New York State has issued proposed regulations extending existing regulations requiring banks and other financial institutions to have in place a comprehensive cybersecurity program to credit reporting agencies.  Governor Mario Cuomo announced that “The Equifax breach was a wakeup call and with this action New York is raising the bar for consumer protections that we hope will be replicated across the nation.”

Under the proposed regulations, every consumer reporting agency that assembles, evaluates or maintains a consumer credit report on NYS consumers must register with the State by February 1, 2018 and have in place a written cybersecurity program by April 4, 2018. The program must identify and assess internal and external cybersecurity risks that may threaten non-public information, including personally identifying consumer information. The program must include provisions that address data governance and classification, asset inventory and device management, access control and identity management, systems and network security and monitoring, as well as other mandated areas.

Because the elements required to be addressed in the program are comprehensive, credit reporting agencies should begin the process of developing the program now to meet the April 4, 2018 deadline. Once the program is in place, moreover, the regulations also mandate phase in implementation dates for additional minimum protective standards that must be met.  These include requirements for annual penetration testing, bi-annual vulnerability assessments, limitations on data retention, encryption of non-public information and system generated audit trails to detect and respond to cybersecurity events.

Each agency must conduct a risk assessment of its information systems to include criteria for the evaluation and categorization of identified internal and external threats facing the organization. The risk assessment must describe how identified risks will be mitigated or accepted and how the program will address those risks.  Significantly, the risk assessment must not only address external hacking threats, but also require the identification and mitigation of risks posed by employees and other insiders, such as trusted vendors and independent contractors.  For example, employees who remotely access internal networks must be subject to multi-factor authentication or other “reasonably equivalent or more secure access controls.”

Each organization must also designate a qualified person as a Chief Information Security Officer responsible for implementation and enforcement of the program. The CISO will ultimately be responsible for responding to requests for “examination by the Superintendent of Financial Services as often as the Superintendent may deem it necessary.”  There are also breach notification requirements, as well as a mandate that the Board of Directors or a Senior Officer annually certify compliance with the cybersecurity regulations.  Failure to comply may result in revocation of the agency’s authorization to do business with New York’s regulated financial institutions and consumers.

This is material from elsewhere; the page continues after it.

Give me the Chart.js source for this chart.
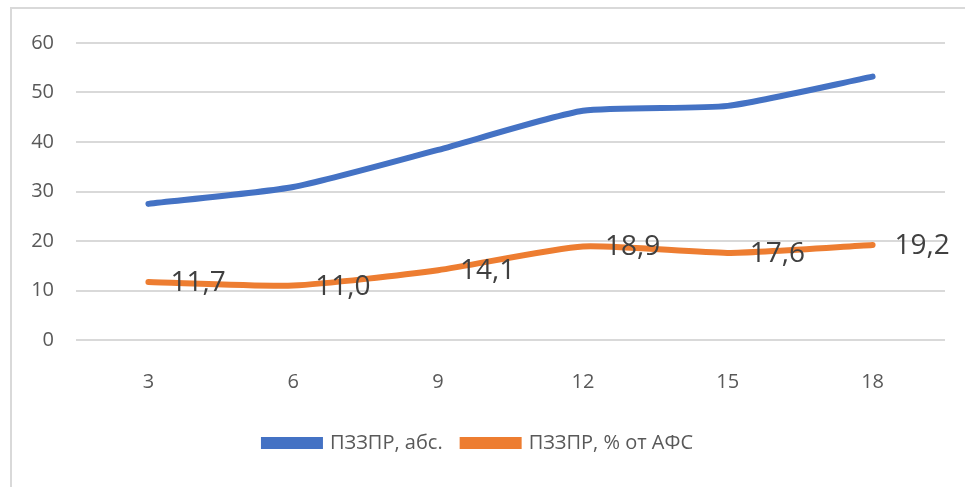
<!DOCTYPE html>
<html>
<head>
<meta charset="utf-8">
<script src="https://cdn.jsdelivr.net/npm/chart.js@4"></script>
<style>
  body { margin: 0; background: #fff; }
  #box {
    position: absolute; left: 10px; top: 7px;
    width: 953px; height: 478px;
    border: 2px solid #d9d9d9; border-right: none; border-bottom: none;
  }
</style>
</head>
<body>
<div id="box"><canvas id="chart"></canvas></div>
<script>
const months = ['3', '6', '9', '12', '15', '18'];
const absValues = [27.5, 30.9, 38.4, 46.3, 47.3, 53.2];
const pctValues = [11.7, 11.0, 14.1, 18.9, 17.6, 19.2];
const yTicks = [0, 10, 20, 30, 40, 50, 60];

const fontFamily = "'Open Sans', Arial, sans-serif";

// value labels to the right of the orange points
const valueLabels = {
  id: 'valueLabels',
  afterDatasetsDraw(chart) {
    const ctx = chart.ctx;
    const meta = chart.getDatasetMeta(1);
    ctx.save();
    ctx.font = '28px ' + fontFamily;
    ctx.fillStyle = '#404040';
    ctx.textAlign = 'left';
    ctx.textBaseline = 'middle';
    meta.data.forEach((pt, i) => {
      const txt = pctValues[i].toFixed(1).replace('.', ',');
      ctx.fillText(txt, pt.x + 22, pt.y + 1);
    });
    ctx.restore();
  }
};

const ctx = document.getElementById('chart').getContext('2d');
const chart = new Chart(ctx, {
  type: 'line',
  data: {
    labels: months,
    datasets: [
      {
        label: 'ПЗЗПР, абс.',
        data: absValues,
        borderColor: '#4472C4',
        backgroundColor: '#4472C4',
        borderWidth: 6,
        pointRadius: 0,
        tension: 0.2,
        borderCapStyle: 'round'
      },
      {
        label: 'ПЗЗПР, % от АФС',
        data: pctValues,
        borderColor: '#ED7D31',
        backgroundColor: '#ED7D31',
        borderWidth: 6,
        pointRadius: 0,
        tension: 0.2,
        borderCapStyle: 'round'
      }
    ]
  },
  options: {
    responsive: true,
    maintainAspectRatio: false,
    animation: false,
    layout: { padding: { top: 33, right: 20, bottom: 24, left: 0 } },
    plugins: {
      tooltip: { enabled: false },
      legend: {
        position: 'bottom',
        labels: {
          boxWidth: 56,
          boxHeight: 6,
          padding: 20,
          color: '#595959',
          font: { family: fontFamily, size: 20 }
        }
      }
    },
    scales: {
      x: {
        offset: true,
        afterFit: axis => { axis.height -= 11; },
        grid: { display: false, drawTicks: false },
        border: { display: false },
        ticks: { color: '#595959', padding: 30, font: { family: fontFamily, size: 20 } }
      },
      y: {
        min: 0,
        max: 60,
        afterBuildTicks: axis => { axis.ticks = yTicks.map(v => ({ value: v })); },
        afterFit: axis => { axis.width = 64; },
        grid: { color: '#d9d9d9', lineWidth: 2, drawTicks: false },
        border: { display: false },
        ticks: { color: '#595959', padding: 22, font: { family: fontFamily, size: 20 } }
      }
    }
  },
  plugins: [valueLabels]
});
</script>
</body>
</html>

Stay tuned to whether New York State’s call to action takes hold across the nation. In the meantime, you may find the governor’s press announcement by clicking here.

Employers across all industries are deep in the midst of exciting but unchartered and fluid times. Rapid and unforeseen technological advancements are largely responsible for this dynamic. And while there is a natural tendency to embrace their novelty and potential, the reality is that these advancements are often outpacing our regulatory environment, our bedrock legal constructs, and, in some cases, challenging the traditional notions of work itself.

For employers, this presents numerous challenges and opportunities—from the proper design of the portfolio of the modern workforce, to protecting confidential information in an increasingly vulnerable digital world, to managing resources across less and less predictable borders, and to harnessing (while tempering the power of) intelligence exhibited by machines.

The time is now (if not yesterday!) to develop a long-term strategy to help navigate these current issues and anticipate the challenges and opportunities of the future.

The articles in this Take 5 include:

  1. Embracing the Gig Economy: You’re Already a Player in It (Yes, You!)
  2. AI in the Workplace: The Time to Develop a Workplace Strategy Is Now
  1. Best Practices to Manage the Risk of Data Breach Caused by Your Employees and Other Insiders
  1. News Media Companies Entering the Non-Compete Game
  1. Employers Dodge Bullet in Recent U.S. Supreme Court Travel Ban Order

Read the full Take 5 online or download the PDF.

Human Resources and Payroll should advise employees in their departments to be on the lookout for the latest tax season phishing scam designed to steal employees’ tax related information and social security numbers. Given the regular frequency of these types of attacks, employers should be taking appropriate steps to safeguard employee Personally Identifiable Information (“PII”).  At a minimum, Human Resources should have in place written policies regarding the handling of employee PII and provide training designed to protect employee PII against a data breach.  Because Human Resources works with employee PII on an everyday basis, it may be the best equipped to secure sensitive personnel information against the type of fraudulent scheme highlighted in the recent IRS alert.

On February 2, 2017, the IRS issued an urgent alert to employers regarding a phishing scheme intended to steal employees’ tax related information to commit identify theft and tax fraud. The IRS reports that the scam involves spoofing an email to make it appear as if it is coming from an organization’s executive.  The email is sent to an employee in the Human Resources or Payroll departments, requesting a list of employees and their Forms W-2.  The IRS reports that the phony email may also request the names and social security numbers of employees with their addresses and dates of birth.  Since the email is disguised to be from an internal email address, should the HR or Payroll employee respond with the information it will actually be sent out of the organization to a cybercriminal.  The phishing scam is presently targeting healthcare organizations, shipping companies, school districts, restaurants, and temporary staffing agencies.

What preventative steps can be taken to guard against these attacks? Human Resources should ensure that policies and procedures are in place requiring that the sending of employees’ confidential tax related information by email only be done with 100% confidence that the intended recipient is within the organization and has requested the information. Indeed, the IRS advises that employers consider adopting written policies that govern the electronic distribution of confidential employee Form W-2s and tax related information.  One simple protective measure may be that a phone call confirmation is required before hitting the send button.  As a general matter, employers should have in place comprehensive written policies and procedures that govern the electronic sending, receiving and storage of confidential personnel related PII and provide workforce training to protect against data breaches and fraudulent schemes.  In addition to procedures verifying that the recipient of sensitive PII is actually within the organization, employers may also want to consider technologies providing for use of encryption when sending personnel related PII by email.  The maxim that “an ounce of prevention is worth a pound of cure” is in full effect here since a well thought out strategy is the best defense.